Mary Laci Motley is a student at UNC Chapel Hill and completed the New Ventures Development course taught by CEI Executive Director, Prof. Jamie Jones.
“If you’re going through hell, keep going.”Winston Churchill
A pivot in business is defined as a change in direction when the concept of a company or service is not properly meeting the needs of their customers. But a pivot is not restricted to the business world, rather pivots exist in nearly every sphere of life. How we choose to approach and accept change is a vital insight every entrepreneur and person can benefit from.
For most of my life, my entire identity was defined as an athlete. I had tunnel vision to compete at the collegiate level and committed to play soccer at the University of Kentucky on scholarship. However, late in my senior year of high school, my foot shattered along with my entire understanding of self, my goals, and my college plans. At the time I had no idea, but I had just experienced what would be the first of many pivots in my life.
In my first semester of college, I applied to the Robertson Scholars Leadership Program. On acceptance, my summer plans quickly changed from a private equity internship in NYC to working construction in New Orleans for Habitat for Humanity. It was this pivot that redefined my understanding of personal success and exposed me to the intersection of entrepreneurship and social impact. I saw an immense opportunity for business to positively transform areas in the public and nonprofit sectors and carried this lesson back to UNC and Duke. I formed my company, EATS2SEATS to expand fundraising access for local nonprofits. Our mission-driven model produced over $20,000 for community improvement efforts in Chapel Hill in the first season. The success of the 2019 season was encouraging but COVID-19 forced another pivot.
Nearly overnight, our company was unable to operate. Given the reality that the company works in large event venues, I began to question my plans to pursue the industry post-graduation. This was around the same time I (thankfully) enrolled in New Ventures Development where pivots are the name of the game. From market segmentation to customer interviews, the course pushes each of us to seek out information that may create pivots or validate assumptions. The willingness to embrace the discomfort and fear of potentially bad news, lack of customer interest, or weak financials (to name a few) is necessary for any entrepreneur and a central theme throughout the course.
If I have learned anything since breaking my foot, it is with pivots comes perspective and grit. Pivots may seem like the end of the world at times, but the most successful companies recognize the power within the ability to pivot and what successes can come from their perseverance.

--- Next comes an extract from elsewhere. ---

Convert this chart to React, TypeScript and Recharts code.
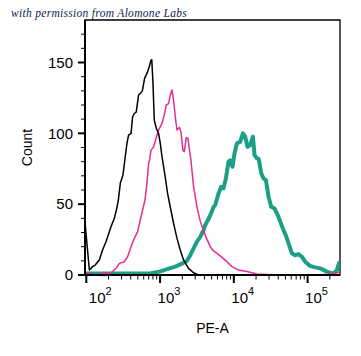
import React from 'react';
import { LineChart, Line, XAxis, YAxis, ReferenceArea } from 'recharts';

// ── Data ─────────────────────────────────────────────────────────────────────
// PE-A channel values and event counts for each overlay.

const controlPE = [
  96, 110, 122, 132, 150, 166, 185, 216, 240, 261, 272, 289, 314, 338, 356, 374,
  404, 424, 447, 475, 511, 551, 575, 617, 664, 714, 753, 772, 802, 834, 889, 954,
  1006, 1062, 1176, 1264, 1375, 1524, 1694, 1878, 2081, 2432, 2843, 3324,
];
const controlCount = [
  37, 3.5, 5.9, 7, 10.6, 17.6, 23.5, 34, 40, 48, 53, 64.7, 70.6, 84, 93, 98.8,
  100, 111.7, 114, 115, 127, 128.7, 130, 138.8, 142.3, 147, 151.7, 152, 135, 109.4, 103.5, 100,
  93, 83.5, 69, 57.6, 48, 36.5, 26, 17.6, 10.6, 4.7, 1.6, 0,
];

const secondaryPE = [
  96, 132, 175, 216, 253, 280, 328, 363, 404, 447, 496, 539, 580, 624, 664, 699,
  721, 753, 817, 880, 954, 1061, 1140, 1213, 1304, 1375, 1449, 1524, 1607, 1694, 1820, 1920,
  2043, 2128, 2265, 2388, 2510, 2623, 2843, 3162, 3505, 4098, 4786, 5309, 6541, 8064, 9420, 11580,
  15050, 20560, 38370, 148200, 236600, 276500,
];
const secondaryCount = [
  1.6, 0, 1.2, 1.6, 4.7, 8.2, 9.4, 12.9, 20, 25.9, 30.6, 38.8, 45.9, 52.9, 64.7, 78.8,
  81, 88, 90.5, 96.4, 102.3, 107, 113, 120, 121, 127, 130.6, 123.5, 111.7, 102.3, 104.2, 101,
  88, 87, 97, 96.4, 88, 81, 62.3, 48.2, 38, 28, 20, 17, 13.5, 9.4, 5.9, 3.5,
  2.4, 0.7, 0, 0, 1, 2.4,
];

const antibodyPE = [
  96, 155, 447, 753, 976, 1140, 1304, 1607, 1980, 2315, 2565, 2843, 3162, 3505, 3885, 4098,
  4786, 5309, 5598, 6204, 6747, 7250, 7811, 8472, 8933, 9594, 10220, 11010, 12210, 13280, 14270, 15330,
  16680, 18150, 19080, 20560, 21750, 23510, 25260, 27230, 29530, 32120, 35600, 40340, 47140, 52430, 61280, 67920,
  75300, 83700, 92800, 108400, 126800, 148200, 182600, 224400, 249500, 270500,
];
const antibodyCount = [
  1, 1, 1, 1.2, 2.4, 3.5, 4.5, 5.9, 8, 10, 14, 18.8, 23.5, 27, 31.7, 35.3,
  42, 48, 49.4, 57.6, 62.3, 61.2, 68.2, 80, 81, 76.4, 85.9, 93, 94, 100, 97.6, 90.5,
  91.7, 97.6, 84.7, 82.3, 82, 71.8, 68.2, 67, 55.3, 48.2, 47, 41, 31.7, 25.9, 15.3, 14,
  14.8, 12.9, 9.4, 6.4, 5.4, 4.7, 2.4, 1, 3.5, 9.4,
];

const X_TICKS = [
  100, 200, 300, 400, 500, 600, 700, 800, 900,
  1000, 2000, 3000, 4000, 5000, 6000, 7000, 8000, 9000,
  10000, 20000, 30000, 40000, 50000, 60000, 70000, 80000, 90000,
  100000, 200000,
];
const Y_TICKS = [0, 10, 20, 30, 40, 50, 60, 70, 80, 90, 100, 110, 120, 130, 140, 150, 160, 170];
const X_DOMAIN = [96, 275000];
const Y_DOMAIN = [0, 180];

const toRows = (pe: number[], count: number[]) => pe.map((v, i) => ({ pe: v, count: count[i] }));

const SERIES = [
  { name: 'antibody', color: '#1d9e86', width: 4, data: toRows(antibodyPE, antibodyCount) },
  { name: 'secondary', color: '#e72c92', width: 1.5, data: toRows(secondaryPE, secondaryCount) },
  { name: 'control', color: '#000000', width: 1.5, data: toRows(controlPE, controlCount) },
];

const FONT = '"Liberation Sans", Arial, sans-serif';

// ── Ticks ────────────────────────────────────────────────────────────────────
const XTick = (props: any) => {
  const { x, y, payload, index } = props;
  const e = Math.log10(payload.value);
  const major = Math.abs(e - Math.round(e)) < 1e-6;
  return (
    <g>
      <line x1={x} x2={x} y1={y} y2={y + (major ? 8 : 4.5)} stroke="#000" strokeWidth={major ? 2 : 1} />
      {major && (
        <text x={x + (index === 0 ? 2.5 : -2.5)} y={y + 28} fontSize={15} fontFamily={FONT} fill="#000">
          10
          <tspan dy={-8} fontSize={11}>{Math.round(e)}</tspan>
        </text>
      )}
    </g>
  );
};

const YTick = (props: any) => {
  const { x, y, payload } = props;
  const major = payload.value % 50 === 0;
  return (
    <g>
      <line x1={x - (major ? 7 : 4)} x2={x} y1={y} y2={y} stroke="#000" strokeWidth={major ? 2 : 1} />
      {major && (
        <text x={x - 12} y={y} dy="0.355em" textAnchor="end" fontSize={15} fontFamily={FONT} fill="#000">
          {payload.value}
        </text>
      )}
    </g>
  );
};

// ── Component ────────────────────────────────────────────────────────────────
export default function App() {
  return (
    <div style={{ position: 'absolute', left: 0, top: 0, width: 361, height: 356, background: '#fff' }}>
      <div
        style={{
          position: 'absolute', left: 11, top: 8, lineHeight: 1, whiteSpace: 'nowrap',
          fontFamily: '"Liberation Serif", serif', fontStyle: 'italic', fontSize: 11.5,
          letterSpacing: 0.3, color: '#0e1d52',
        }}
      >
        with permission from Alomone Labs
      </div>
      <LineChart width={361} height={356} margin={{ top: 20, right: 21, bottom: 0, left: 0 }}>
        <XAxis
          dataKey="pe"
          type="number"
          scale="log"
          domain={X_DOMAIN}
          allowDataOverflow
          ticks={X_TICKS}
          interval={0}
          tick={<XTick />}
          tickLine={false}
          tickSize={0}
          tickMargin={0}
          height={81}
          axisLine={{ stroke: '#000', strokeWidth: 2 }}
          label={{ value: 'PE-A', position: 'insideBottom', offset: 23, fill: '#000', fontSize: 14, fontFamily: FONT }}
        />
        <YAxis
          type="number"
          domain={Y_DOMAIN}
          allowDataOverflow
          ticks={Y_TICKS}
          interval={0}
          tick={<YTick />}
          tickLine={false}
          tickSize={0}
          tickMargin={0}
          width={85}
          axisLine={{ stroke: '#000', strokeWidth: 2 }}
          label={{
            value: 'Count', angle: -90, position: 'insideLeft', offset: 27, fill: '#000',
            fontSize: 14, fontFamily: FONT, style: { textAnchor: 'middle' },
          }}
        />
        <ReferenceArea
          x1={X_DOMAIN[0]} x2={X_DOMAIN[1]} y1={Y_DOMAIN[0]} y2={Y_DOMAIN[1]}
          fill="none" fillOpacity={0} stroke="#000" strokeWidth={1.3}
        />
        {SERIES.map(s => (
          <Line
            key={s.name}
            name={s.name}
            data={s.data}
            dataKey="count"
            type="linear"
            stroke={s.color}
            strokeWidth={s.width}
            strokeLinejoin="round"
            dot={false}
            activeDot={false}
            isAnimationActive={false}
          />
        ))}
      </LineChart>
    </div>
  );
}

Winston Churchill summed it up pretty perfectly: “If you’re going through hell, keep going.” Boil down Churchill’s message into a single word, and it would be grit. Grit is one of the famous buzzwords thrown around the entrepreneurial sphere, but the buzz is well deserved. Without grit, entrepreneurial success would not be achievable and the perspective necessary to willingly change paths would be lost. I am thankful New Ventures Development has continued to encourage each entrepreneur to embrace the power of the pivot.